Write out again, word for word, the lines below from the line that holds "Output the LaTeX" through the line that holds "(ptitle) at (28,56)", omitting pictures.

Source material:

..........

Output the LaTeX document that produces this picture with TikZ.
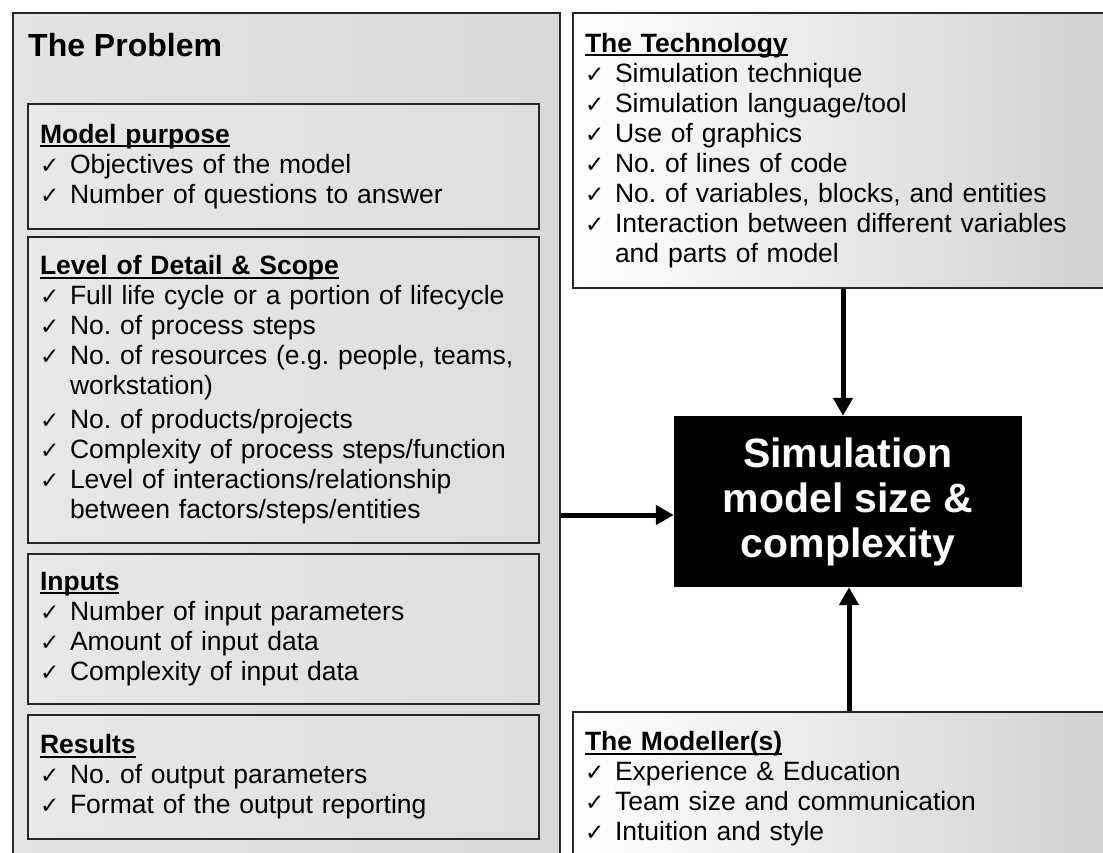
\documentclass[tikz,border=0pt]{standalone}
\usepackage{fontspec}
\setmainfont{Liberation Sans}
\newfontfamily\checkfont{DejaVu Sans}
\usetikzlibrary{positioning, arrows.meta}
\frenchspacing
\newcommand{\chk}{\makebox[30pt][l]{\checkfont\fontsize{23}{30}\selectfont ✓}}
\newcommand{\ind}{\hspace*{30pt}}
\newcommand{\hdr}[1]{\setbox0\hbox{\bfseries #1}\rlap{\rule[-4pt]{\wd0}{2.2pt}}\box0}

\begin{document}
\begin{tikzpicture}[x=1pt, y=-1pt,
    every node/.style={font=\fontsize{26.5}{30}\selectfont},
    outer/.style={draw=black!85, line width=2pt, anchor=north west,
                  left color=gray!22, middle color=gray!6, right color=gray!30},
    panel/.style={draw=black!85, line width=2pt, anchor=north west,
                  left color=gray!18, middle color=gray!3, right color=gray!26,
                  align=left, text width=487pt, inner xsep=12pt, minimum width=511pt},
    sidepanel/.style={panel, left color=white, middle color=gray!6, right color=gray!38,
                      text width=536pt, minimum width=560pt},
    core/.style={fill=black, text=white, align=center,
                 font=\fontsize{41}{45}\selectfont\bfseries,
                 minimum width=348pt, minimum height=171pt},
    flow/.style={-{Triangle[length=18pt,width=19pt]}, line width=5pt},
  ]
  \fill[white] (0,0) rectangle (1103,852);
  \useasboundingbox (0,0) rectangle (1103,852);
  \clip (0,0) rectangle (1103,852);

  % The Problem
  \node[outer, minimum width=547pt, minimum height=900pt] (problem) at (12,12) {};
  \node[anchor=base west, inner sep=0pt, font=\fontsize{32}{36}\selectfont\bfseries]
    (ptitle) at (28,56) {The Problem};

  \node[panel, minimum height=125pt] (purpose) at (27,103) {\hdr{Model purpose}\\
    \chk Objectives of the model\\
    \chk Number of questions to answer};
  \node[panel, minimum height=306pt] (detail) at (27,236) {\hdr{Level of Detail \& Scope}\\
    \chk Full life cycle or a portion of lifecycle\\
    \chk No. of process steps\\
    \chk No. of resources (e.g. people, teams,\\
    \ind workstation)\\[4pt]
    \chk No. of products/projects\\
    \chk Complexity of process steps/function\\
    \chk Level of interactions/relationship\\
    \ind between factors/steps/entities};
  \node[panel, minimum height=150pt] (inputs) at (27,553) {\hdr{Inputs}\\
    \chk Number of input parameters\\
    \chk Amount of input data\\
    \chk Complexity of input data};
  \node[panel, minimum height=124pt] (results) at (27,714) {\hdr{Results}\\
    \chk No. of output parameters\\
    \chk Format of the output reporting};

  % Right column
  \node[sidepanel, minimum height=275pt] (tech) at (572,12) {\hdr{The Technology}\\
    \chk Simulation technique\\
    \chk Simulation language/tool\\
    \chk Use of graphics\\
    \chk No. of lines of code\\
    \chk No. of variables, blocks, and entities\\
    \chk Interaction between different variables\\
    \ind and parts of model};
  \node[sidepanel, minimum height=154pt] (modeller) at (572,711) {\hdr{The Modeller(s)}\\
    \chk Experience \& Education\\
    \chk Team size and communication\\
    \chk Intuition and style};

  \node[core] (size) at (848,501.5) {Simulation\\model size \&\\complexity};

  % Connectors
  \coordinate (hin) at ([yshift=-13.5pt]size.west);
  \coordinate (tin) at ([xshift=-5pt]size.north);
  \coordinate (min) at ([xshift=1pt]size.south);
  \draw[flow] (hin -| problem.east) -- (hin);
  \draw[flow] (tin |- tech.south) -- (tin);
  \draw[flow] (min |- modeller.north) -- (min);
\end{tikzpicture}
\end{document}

..........

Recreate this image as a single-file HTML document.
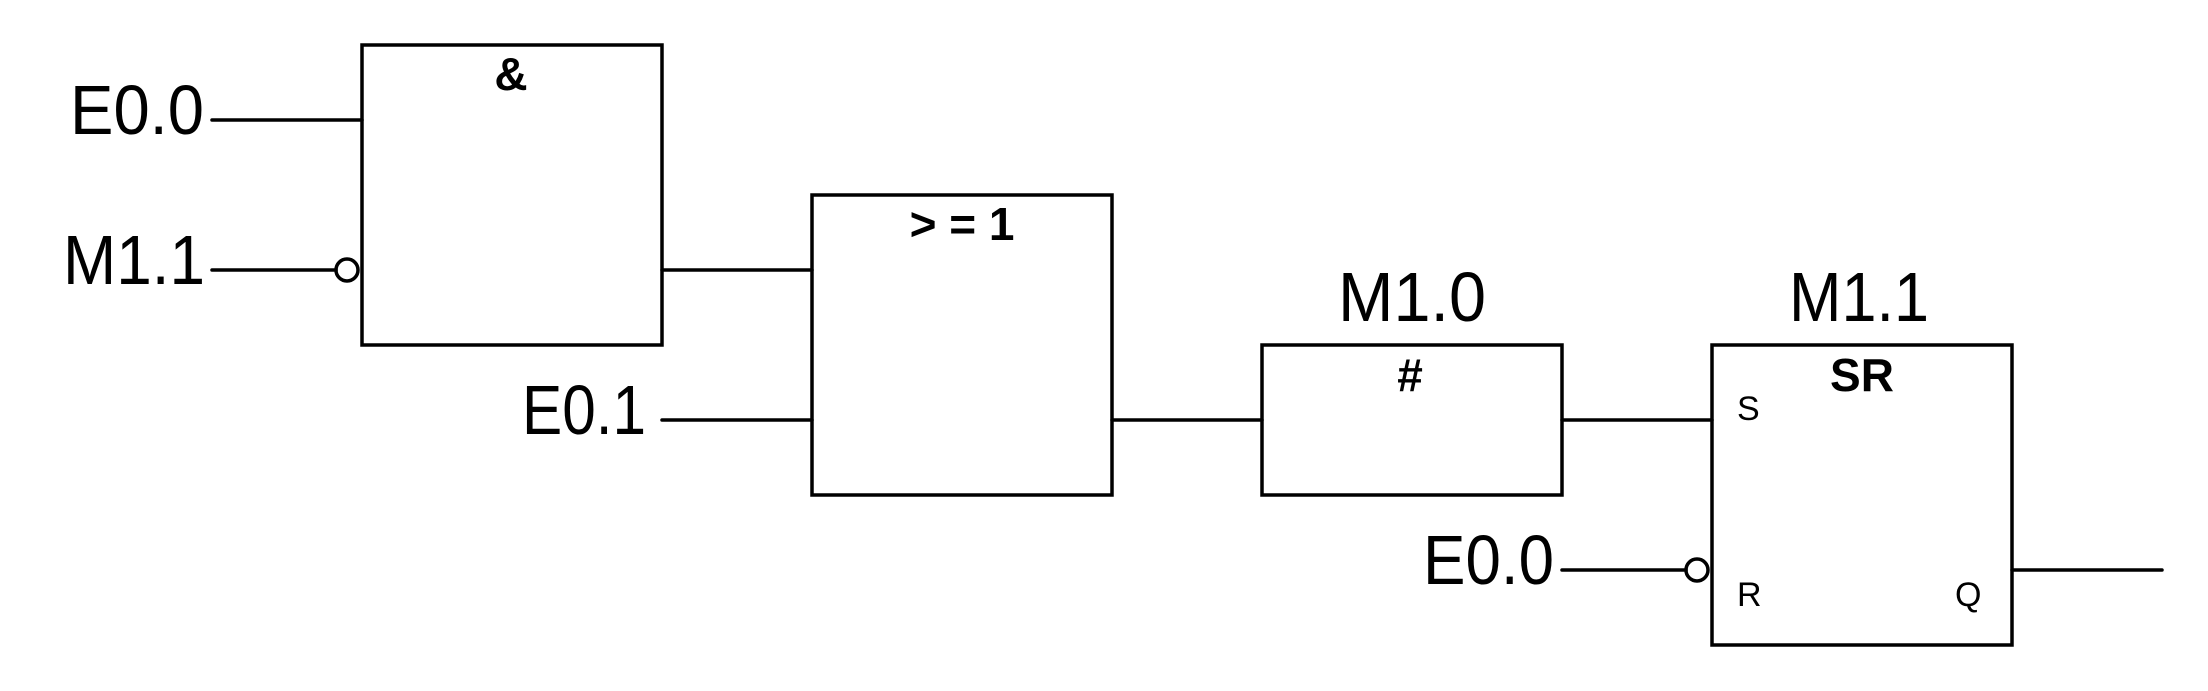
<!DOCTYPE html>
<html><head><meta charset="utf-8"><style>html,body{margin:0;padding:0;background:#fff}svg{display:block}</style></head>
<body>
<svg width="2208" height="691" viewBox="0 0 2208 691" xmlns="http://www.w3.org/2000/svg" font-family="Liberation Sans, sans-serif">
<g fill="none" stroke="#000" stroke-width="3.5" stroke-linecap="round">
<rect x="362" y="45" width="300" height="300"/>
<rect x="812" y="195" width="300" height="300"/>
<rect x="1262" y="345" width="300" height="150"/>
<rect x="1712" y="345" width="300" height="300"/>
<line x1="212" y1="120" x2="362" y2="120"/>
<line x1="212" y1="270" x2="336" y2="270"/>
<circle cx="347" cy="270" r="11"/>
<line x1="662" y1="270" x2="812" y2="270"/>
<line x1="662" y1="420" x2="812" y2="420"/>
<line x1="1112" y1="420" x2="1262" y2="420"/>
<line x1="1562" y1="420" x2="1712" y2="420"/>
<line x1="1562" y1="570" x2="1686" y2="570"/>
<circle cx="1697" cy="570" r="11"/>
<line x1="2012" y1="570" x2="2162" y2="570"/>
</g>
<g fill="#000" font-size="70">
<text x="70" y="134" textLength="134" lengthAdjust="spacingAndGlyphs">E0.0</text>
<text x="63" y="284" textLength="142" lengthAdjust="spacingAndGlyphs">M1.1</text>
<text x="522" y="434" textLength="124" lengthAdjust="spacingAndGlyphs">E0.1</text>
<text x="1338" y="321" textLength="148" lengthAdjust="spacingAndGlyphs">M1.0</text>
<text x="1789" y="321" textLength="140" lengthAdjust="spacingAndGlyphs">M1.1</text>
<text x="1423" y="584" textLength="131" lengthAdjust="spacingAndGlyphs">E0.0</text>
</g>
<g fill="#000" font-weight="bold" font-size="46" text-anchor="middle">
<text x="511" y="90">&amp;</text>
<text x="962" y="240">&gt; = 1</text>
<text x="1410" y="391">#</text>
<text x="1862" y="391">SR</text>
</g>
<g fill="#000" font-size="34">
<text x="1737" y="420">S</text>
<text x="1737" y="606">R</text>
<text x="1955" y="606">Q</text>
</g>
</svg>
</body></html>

..........

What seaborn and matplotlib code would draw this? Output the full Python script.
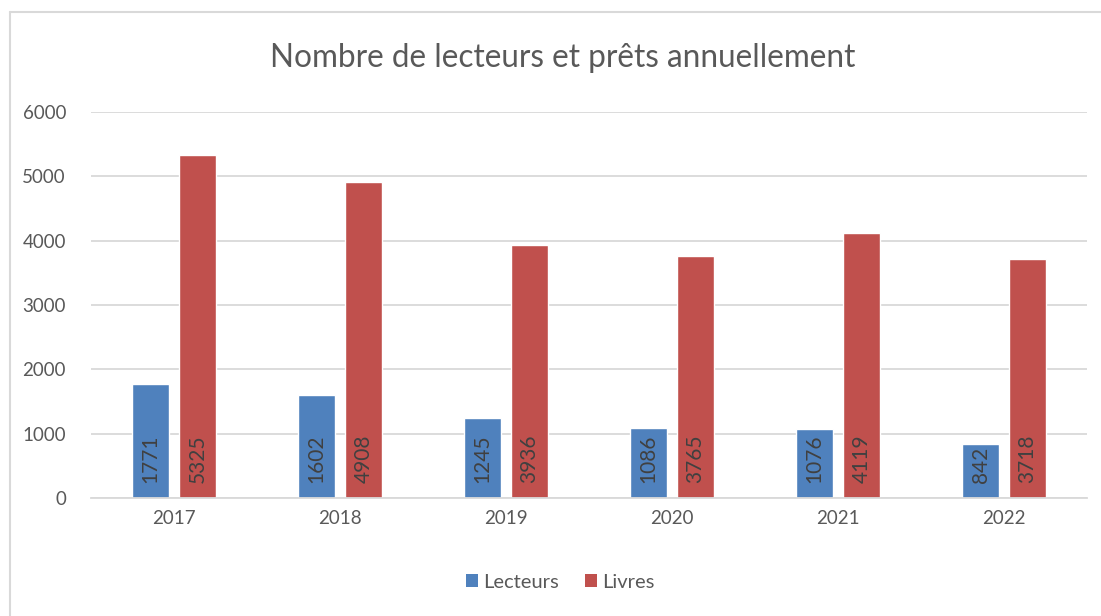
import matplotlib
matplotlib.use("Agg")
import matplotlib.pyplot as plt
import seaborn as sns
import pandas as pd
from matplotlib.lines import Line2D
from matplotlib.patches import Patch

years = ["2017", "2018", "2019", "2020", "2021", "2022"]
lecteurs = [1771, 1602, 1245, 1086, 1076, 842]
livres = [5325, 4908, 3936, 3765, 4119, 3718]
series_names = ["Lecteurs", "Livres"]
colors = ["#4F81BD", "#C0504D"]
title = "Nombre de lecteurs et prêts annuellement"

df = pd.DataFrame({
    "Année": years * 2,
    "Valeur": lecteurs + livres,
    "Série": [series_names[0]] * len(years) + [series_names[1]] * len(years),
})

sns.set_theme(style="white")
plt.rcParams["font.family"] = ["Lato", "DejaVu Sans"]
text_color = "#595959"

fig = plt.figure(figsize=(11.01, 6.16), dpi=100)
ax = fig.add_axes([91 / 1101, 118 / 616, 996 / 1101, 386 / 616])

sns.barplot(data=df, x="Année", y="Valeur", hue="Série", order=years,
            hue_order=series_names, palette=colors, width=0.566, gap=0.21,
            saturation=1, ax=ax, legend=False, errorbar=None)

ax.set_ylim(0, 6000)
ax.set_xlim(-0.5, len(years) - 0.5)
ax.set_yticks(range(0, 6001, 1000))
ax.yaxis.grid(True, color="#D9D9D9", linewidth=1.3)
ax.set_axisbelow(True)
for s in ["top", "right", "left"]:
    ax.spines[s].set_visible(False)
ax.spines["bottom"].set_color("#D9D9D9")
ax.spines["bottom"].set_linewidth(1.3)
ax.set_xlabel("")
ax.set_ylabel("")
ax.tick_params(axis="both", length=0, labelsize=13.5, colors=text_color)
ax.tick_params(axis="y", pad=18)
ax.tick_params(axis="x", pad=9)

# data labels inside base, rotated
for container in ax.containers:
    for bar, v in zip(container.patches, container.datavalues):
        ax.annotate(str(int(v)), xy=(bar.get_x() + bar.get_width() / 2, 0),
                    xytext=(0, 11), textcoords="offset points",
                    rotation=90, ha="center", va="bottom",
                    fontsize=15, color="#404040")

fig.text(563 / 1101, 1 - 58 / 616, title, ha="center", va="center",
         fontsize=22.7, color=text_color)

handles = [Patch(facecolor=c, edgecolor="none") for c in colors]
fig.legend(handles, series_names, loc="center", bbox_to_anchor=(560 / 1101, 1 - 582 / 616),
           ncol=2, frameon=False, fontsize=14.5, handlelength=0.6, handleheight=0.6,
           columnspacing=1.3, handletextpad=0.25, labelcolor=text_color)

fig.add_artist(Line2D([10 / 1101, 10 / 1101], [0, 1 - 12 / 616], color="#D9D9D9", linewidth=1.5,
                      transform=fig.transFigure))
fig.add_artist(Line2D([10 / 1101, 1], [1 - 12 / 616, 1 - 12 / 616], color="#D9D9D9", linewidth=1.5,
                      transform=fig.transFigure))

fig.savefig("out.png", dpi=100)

..........

The output:
Output the LaTeX document that produces this picture with TikZ.
\documentclass[tikz,border=0pt]{standalone}
\usepackage{fontspec}
\setmainfont{Liberation Sans}
\newfontfamily\checkfont{DejaVu Sans}
\usetikzlibrary{positioning, arrows.meta}
\frenchspacing
\newcommand{\chk}{\makebox[30pt][l]{\checkfont\fontsize{23}{30}\selectfont ✓}}
\newcommand{\ind}{\hspace*{30pt}}
\newcommand{\hdr}[1]{\setbox0\hbox{\bfseries #1}\rlap{\rule[-4pt]{\wd0}{2.2pt}}\box0}

\begin{document}
\begin{tikzpicture}[x=1pt, y=-1pt,
    every node/.style={font=\fontsize{26.5}{30}\selectfont},
    outer/.style={draw=black!85, line width=2pt, anchor=north west,
                  left color=gray!22, middle color=gray!6, right color=gray!30},
    panel/.style={draw=black!85, line width=2pt, anchor=north west,
                  left color=gray!18, middle color=gray!3, right color=gray!26,
                  align=left, text width=487pt, inner xsep=12pt, minimum width=511pt},
    sidepanel/.style={panel, left color=white, middle color=gray!6, right color=gray!38,
                      text width=536pt, minimum width=560pt},
    core/.style={fill=black, text=white, align=center,
                 font=\fontsize{41}{45}\selectfont\bfseries,
                 minimum width=348pt, minimum height=171pt},
    flow/.style={-{Triangle[length=18pt,width=19pt]}, line width=5pt},
  ]
  \fill[white] (0,0) rectangle (1103,852);
  \useasboundingbox (0,0) rectangle (1103,852);
  \clip (0,0) rectangle (1103,852);

  % The Problem
  \node[outer, minimum width=547pt, minimum height=900pt] (problem) at (12,12) {};
  \node[anchor=base west, inner sep=0pt, font=\fontsize{32}{36}\selectfont\bfseries]
    (ptitle) at (28,56) {The Problem};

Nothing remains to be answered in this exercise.